*Material for this task*.
— Start —

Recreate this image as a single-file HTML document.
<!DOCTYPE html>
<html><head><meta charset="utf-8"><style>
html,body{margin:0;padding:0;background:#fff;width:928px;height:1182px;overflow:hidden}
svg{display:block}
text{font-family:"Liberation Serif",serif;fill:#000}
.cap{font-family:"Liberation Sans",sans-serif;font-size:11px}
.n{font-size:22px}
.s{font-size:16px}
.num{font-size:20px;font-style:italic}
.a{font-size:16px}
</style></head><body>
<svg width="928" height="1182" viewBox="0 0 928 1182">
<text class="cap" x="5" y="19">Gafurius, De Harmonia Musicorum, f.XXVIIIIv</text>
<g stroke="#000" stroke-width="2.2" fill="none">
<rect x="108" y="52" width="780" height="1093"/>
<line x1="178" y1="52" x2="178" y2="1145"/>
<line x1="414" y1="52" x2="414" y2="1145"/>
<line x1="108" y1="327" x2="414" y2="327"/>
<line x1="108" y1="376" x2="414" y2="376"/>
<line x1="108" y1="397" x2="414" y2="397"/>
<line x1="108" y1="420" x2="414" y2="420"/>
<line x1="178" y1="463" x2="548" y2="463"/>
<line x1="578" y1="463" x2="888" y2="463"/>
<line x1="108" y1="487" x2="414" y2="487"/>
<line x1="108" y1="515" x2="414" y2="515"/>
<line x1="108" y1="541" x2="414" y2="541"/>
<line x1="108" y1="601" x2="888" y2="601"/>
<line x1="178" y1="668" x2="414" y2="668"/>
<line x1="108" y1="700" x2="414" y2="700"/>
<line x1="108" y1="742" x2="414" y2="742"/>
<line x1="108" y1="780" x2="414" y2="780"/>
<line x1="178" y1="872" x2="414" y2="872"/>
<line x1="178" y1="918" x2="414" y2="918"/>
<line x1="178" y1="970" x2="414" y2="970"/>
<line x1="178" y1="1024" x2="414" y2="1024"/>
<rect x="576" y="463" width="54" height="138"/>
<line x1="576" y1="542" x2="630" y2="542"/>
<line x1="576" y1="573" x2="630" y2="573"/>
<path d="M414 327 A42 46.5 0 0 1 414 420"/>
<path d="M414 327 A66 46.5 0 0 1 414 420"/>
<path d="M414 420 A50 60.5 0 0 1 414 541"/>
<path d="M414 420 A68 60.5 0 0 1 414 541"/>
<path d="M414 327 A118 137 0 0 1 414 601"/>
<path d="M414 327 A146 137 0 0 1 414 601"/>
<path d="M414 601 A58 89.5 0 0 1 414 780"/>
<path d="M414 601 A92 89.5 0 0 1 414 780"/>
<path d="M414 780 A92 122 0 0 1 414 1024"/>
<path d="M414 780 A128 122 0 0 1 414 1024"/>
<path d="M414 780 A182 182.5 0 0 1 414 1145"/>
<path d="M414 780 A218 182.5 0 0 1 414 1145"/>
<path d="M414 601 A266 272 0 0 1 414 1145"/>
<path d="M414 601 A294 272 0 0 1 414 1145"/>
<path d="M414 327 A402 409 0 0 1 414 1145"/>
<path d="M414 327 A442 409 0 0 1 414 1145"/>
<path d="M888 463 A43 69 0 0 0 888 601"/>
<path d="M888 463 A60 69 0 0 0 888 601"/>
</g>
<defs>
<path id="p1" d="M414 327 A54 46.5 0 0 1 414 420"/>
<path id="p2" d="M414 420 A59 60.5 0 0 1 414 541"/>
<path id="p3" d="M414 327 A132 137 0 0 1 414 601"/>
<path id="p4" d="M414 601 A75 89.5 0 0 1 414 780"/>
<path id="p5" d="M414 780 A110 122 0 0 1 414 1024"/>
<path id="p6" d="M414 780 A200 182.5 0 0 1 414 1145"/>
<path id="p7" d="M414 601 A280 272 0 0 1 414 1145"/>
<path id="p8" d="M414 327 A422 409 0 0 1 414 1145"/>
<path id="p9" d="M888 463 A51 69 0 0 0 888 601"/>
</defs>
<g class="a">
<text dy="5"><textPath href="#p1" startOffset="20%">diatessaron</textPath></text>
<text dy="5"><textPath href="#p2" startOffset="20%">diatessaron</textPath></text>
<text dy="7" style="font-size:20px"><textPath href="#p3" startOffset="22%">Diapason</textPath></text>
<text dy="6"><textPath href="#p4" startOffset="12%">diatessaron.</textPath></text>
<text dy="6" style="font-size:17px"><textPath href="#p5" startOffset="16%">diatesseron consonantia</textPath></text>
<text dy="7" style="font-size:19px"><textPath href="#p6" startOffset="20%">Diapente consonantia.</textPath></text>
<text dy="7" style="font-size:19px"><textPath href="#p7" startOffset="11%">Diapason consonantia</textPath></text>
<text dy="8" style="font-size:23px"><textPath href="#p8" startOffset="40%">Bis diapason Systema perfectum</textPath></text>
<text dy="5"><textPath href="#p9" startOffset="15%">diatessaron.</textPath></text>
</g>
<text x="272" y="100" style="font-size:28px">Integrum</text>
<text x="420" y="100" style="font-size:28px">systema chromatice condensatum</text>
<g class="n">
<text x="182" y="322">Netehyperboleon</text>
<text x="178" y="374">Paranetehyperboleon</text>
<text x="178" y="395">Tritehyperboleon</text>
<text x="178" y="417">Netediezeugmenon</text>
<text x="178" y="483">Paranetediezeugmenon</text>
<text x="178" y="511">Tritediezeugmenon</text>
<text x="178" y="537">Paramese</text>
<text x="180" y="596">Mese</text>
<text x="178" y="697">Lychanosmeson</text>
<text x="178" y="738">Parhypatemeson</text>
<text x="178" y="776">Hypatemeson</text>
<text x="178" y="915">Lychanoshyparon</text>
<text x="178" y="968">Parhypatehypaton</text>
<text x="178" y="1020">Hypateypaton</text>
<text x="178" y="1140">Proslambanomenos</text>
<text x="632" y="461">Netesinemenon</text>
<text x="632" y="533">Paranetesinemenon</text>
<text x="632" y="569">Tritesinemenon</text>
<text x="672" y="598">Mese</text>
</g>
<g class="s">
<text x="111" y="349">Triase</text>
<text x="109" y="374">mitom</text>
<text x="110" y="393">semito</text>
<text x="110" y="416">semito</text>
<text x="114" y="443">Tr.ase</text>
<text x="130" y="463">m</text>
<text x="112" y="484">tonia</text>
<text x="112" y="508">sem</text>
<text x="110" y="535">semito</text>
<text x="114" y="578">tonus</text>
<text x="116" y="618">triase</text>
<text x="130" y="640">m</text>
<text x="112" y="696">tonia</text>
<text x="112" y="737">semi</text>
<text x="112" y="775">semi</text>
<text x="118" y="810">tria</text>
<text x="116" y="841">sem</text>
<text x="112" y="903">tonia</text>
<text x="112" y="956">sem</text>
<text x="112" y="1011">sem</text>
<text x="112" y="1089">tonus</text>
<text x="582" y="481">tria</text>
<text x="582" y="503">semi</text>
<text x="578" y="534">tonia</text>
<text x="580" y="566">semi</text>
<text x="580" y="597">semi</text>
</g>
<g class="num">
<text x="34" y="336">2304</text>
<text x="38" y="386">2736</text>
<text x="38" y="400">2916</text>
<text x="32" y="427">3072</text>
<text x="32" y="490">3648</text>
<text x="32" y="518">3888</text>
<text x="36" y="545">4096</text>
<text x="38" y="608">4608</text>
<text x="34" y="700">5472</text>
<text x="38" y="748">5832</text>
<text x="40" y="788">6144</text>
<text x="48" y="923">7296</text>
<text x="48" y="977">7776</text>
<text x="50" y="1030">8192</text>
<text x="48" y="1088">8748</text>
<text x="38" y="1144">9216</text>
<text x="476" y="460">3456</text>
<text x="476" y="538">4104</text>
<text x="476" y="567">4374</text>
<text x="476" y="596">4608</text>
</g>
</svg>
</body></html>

— End —
— Start —

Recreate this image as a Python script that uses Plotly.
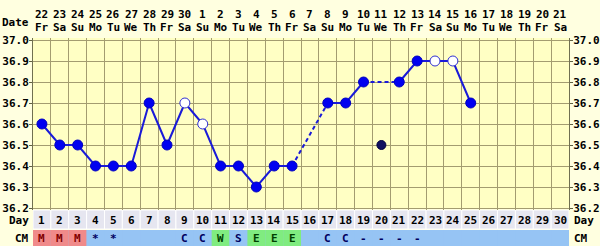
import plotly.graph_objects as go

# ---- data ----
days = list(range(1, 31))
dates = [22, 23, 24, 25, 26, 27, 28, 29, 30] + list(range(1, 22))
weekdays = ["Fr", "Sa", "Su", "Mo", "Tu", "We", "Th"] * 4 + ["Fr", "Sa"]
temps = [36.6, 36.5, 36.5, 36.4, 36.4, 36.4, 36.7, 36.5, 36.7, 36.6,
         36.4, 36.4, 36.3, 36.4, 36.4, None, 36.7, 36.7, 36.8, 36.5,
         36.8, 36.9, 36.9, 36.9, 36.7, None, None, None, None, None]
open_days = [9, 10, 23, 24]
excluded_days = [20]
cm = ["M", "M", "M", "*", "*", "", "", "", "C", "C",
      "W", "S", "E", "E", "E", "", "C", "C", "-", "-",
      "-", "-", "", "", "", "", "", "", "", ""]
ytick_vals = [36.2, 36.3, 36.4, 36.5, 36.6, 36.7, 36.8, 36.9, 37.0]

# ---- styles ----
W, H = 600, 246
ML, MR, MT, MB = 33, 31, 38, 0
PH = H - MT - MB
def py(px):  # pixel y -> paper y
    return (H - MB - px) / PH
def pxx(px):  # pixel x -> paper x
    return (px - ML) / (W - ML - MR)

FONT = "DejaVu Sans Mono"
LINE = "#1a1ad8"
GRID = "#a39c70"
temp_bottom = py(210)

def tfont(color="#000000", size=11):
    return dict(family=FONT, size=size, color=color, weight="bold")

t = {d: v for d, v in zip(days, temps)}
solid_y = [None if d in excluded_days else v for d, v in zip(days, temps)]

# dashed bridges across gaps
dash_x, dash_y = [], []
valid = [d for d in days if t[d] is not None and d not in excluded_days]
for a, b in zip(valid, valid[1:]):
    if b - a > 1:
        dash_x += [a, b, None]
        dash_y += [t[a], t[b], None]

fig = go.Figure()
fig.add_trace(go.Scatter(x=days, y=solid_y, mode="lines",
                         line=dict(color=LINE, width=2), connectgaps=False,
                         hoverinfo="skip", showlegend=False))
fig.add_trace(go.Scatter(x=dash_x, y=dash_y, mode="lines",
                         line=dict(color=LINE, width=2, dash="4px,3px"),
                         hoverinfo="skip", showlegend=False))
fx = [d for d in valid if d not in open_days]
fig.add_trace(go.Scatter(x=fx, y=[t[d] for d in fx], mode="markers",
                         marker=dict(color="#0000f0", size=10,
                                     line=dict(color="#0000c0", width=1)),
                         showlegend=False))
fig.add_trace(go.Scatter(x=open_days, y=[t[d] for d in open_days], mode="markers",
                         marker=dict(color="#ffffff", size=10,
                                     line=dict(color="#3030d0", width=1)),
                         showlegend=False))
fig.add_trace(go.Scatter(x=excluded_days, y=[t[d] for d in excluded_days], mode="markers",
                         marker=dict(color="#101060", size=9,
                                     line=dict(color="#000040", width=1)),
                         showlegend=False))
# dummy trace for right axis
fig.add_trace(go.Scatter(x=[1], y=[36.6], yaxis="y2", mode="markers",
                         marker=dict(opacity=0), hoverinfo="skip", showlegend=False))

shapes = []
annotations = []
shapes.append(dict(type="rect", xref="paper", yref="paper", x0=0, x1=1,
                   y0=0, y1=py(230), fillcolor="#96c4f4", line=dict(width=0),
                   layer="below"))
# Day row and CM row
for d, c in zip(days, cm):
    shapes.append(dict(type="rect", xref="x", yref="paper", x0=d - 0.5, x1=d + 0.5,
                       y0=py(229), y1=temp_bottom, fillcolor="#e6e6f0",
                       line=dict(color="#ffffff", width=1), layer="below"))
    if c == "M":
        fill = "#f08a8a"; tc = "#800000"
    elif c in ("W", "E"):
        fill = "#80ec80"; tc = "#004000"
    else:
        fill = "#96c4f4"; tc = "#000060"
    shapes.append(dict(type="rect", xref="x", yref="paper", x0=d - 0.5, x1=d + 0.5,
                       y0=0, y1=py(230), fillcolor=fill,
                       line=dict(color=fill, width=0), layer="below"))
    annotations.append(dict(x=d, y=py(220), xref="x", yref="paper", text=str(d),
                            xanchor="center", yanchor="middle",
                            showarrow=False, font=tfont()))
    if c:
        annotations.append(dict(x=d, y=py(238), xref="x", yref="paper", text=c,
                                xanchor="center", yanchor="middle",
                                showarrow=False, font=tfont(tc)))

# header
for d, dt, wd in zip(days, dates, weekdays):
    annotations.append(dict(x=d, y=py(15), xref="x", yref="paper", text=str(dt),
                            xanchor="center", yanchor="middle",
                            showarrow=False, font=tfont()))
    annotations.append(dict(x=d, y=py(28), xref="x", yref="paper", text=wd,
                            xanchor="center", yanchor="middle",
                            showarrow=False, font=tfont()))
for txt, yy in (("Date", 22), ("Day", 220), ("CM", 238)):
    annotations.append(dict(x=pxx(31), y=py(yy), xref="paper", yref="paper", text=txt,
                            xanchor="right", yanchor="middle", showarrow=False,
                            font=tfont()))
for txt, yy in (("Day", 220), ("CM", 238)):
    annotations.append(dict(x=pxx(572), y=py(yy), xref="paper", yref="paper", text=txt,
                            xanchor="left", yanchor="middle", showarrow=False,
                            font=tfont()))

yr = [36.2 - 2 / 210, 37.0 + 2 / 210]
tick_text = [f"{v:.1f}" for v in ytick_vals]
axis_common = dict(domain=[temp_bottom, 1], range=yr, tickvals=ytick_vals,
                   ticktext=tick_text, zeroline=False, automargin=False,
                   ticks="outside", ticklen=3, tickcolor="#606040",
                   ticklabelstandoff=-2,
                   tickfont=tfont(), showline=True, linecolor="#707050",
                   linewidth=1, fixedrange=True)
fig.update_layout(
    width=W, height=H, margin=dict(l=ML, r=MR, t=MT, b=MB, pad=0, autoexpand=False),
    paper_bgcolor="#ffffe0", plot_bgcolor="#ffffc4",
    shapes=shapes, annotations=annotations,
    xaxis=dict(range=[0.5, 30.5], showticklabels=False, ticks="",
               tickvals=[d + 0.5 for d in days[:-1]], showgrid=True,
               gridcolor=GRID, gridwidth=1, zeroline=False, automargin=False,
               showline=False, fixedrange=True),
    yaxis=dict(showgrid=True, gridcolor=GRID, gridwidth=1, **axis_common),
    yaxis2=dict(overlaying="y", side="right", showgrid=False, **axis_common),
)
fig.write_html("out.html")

— End —
— Start —

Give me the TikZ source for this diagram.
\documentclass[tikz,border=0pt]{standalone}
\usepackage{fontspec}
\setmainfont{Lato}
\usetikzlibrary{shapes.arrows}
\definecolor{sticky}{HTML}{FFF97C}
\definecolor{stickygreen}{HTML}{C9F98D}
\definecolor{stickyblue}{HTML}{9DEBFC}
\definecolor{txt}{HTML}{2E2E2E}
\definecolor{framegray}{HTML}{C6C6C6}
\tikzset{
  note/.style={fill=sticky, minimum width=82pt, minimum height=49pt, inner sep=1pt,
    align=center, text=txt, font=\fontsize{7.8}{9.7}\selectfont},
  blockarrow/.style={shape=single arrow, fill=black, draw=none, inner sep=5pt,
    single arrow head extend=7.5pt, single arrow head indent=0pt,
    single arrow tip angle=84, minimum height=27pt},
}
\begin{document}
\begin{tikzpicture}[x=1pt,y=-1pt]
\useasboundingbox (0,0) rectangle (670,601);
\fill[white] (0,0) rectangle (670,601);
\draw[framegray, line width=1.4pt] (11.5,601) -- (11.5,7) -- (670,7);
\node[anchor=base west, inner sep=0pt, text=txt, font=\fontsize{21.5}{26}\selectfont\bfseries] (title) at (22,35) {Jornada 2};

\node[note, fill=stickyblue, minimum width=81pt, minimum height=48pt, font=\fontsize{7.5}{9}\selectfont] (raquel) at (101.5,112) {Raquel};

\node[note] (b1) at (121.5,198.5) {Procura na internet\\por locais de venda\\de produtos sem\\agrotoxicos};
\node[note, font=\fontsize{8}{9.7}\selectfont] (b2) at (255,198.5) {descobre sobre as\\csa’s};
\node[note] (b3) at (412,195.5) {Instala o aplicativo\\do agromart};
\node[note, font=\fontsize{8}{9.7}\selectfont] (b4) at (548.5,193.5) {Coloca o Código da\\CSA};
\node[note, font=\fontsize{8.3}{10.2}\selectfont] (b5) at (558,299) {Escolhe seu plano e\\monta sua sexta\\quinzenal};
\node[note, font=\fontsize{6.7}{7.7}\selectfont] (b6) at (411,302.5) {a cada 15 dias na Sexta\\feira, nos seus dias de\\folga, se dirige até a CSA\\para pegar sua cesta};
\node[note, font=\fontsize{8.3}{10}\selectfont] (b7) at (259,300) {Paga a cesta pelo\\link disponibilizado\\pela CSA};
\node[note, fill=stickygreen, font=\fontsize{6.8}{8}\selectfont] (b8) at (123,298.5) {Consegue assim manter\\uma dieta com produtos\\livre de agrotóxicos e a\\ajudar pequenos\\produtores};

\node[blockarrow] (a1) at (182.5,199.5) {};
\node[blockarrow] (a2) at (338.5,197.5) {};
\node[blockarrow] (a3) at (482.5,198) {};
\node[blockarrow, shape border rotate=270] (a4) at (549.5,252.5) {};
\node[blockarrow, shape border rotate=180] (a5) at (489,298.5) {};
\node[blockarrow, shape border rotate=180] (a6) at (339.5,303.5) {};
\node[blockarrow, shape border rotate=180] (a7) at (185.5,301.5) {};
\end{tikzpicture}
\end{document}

— End —

*Exercise goal*. Reproduce, word for word, only the lines in the records above from the line with "Recreate this image as a Python" through the line with "import plotly.graph_objects as go", including both ends; omit the pictures.

*Full answer*.
Recreate this image as a Python script that uses Plotly.
import plotly.graph_objects as go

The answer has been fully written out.